The 5.2-percent increase in gross domestic product recorded in the first quarter of 2015 could mark the slowest quarterly pace of economic growth this year, a monetary policy official at the central bank said on Thursday.
“Hopefully the first quarter [growth]will be the floor, but that’s only my assessment,” Francisco Dakila Jr., managing director at the Monetary Policy Sub-Sector of the Bangko Sentral ng Pilipinas (BSP) told reporters on Thursday.
The first-quarter GDP rate slowed from 6.9 percent in the fourth quarter of 2014 and fell short of the government’s 7 percent to 8 percent target range this year.
However, Dakila pointed to solid demand that indicates sustained Philippine economic growth during the rest of the year, as mentioned in the Second Quarter 2015 Inflation Report by the BSP.

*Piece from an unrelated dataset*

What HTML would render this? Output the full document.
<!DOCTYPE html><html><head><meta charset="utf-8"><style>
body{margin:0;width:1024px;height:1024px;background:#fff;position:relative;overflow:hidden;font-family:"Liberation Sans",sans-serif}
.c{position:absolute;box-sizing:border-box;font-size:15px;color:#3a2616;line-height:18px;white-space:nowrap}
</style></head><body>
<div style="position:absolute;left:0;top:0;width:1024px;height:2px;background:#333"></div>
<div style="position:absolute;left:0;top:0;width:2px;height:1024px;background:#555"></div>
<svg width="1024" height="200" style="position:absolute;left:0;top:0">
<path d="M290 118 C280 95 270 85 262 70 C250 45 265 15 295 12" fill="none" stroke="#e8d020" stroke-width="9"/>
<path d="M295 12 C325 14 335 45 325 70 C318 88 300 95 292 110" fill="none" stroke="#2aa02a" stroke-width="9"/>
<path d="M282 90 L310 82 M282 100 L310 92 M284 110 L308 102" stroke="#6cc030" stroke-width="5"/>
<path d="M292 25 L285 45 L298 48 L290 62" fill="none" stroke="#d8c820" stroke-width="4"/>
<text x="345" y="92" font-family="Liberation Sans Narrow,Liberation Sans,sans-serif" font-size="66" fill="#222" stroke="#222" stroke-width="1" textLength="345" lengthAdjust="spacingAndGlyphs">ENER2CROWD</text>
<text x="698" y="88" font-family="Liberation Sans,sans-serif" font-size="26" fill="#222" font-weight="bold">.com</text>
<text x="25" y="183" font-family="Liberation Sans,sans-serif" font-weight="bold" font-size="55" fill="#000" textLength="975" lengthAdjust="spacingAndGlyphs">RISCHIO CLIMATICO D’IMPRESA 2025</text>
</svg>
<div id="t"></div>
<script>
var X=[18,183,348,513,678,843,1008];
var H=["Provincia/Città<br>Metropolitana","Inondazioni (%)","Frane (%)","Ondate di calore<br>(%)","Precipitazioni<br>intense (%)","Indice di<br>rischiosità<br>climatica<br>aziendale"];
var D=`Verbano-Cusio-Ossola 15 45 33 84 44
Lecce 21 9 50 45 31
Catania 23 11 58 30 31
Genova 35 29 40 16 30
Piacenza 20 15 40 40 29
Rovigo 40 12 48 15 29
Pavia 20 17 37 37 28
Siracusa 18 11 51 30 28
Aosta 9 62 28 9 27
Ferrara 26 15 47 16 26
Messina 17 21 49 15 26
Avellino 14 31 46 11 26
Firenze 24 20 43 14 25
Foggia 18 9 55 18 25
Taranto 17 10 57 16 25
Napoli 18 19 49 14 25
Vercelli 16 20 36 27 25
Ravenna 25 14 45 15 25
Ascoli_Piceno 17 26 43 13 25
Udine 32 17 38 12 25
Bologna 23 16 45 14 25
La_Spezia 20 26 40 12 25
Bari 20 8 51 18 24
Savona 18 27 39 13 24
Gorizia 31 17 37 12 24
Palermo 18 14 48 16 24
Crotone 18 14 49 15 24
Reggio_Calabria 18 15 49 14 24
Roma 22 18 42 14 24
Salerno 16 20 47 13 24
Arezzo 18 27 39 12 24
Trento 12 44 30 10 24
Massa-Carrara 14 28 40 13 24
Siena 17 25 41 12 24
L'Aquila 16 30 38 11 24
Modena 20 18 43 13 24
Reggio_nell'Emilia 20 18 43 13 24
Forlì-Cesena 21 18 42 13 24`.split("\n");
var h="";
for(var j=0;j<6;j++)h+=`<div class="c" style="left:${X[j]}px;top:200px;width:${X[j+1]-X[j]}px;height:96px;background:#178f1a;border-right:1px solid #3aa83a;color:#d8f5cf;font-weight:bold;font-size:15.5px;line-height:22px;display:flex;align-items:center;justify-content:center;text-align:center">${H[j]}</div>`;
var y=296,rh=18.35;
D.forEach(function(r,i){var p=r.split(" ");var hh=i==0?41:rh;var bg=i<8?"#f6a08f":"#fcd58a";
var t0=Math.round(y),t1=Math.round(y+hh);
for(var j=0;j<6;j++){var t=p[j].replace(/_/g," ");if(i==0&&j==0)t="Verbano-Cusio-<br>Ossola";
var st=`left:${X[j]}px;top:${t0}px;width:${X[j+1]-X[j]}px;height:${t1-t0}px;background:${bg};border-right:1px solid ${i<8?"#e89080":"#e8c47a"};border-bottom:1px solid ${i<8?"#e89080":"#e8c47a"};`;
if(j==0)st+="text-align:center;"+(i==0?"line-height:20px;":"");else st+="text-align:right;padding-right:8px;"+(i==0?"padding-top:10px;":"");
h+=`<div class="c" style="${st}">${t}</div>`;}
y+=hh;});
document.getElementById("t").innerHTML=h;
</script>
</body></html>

According to the report, vehicle sales in the first two months of the second quarter grew 17.8 percent year-on-year from 21.8 percent recorded in the first quarter.
“The Chamber of Automotive Manufacturers of the Philippines Inc. attributed continued growth in car sales to robust consumer demand that is bolstered by attractive financing schemes and introduction of new car models by industry players,” the report said.
On the other hand, the composite Purchasing Managers’ Index (PMI) remained firmly above 50 points at 57.1 in April 2015. Levels above 50 indicate expansion while levels below it indicate contraction.
Meanwhile, the average capacity utilization of the manufacturing sector was broadly steady at 83.2 percent in April from 83.5 percent a month earlier.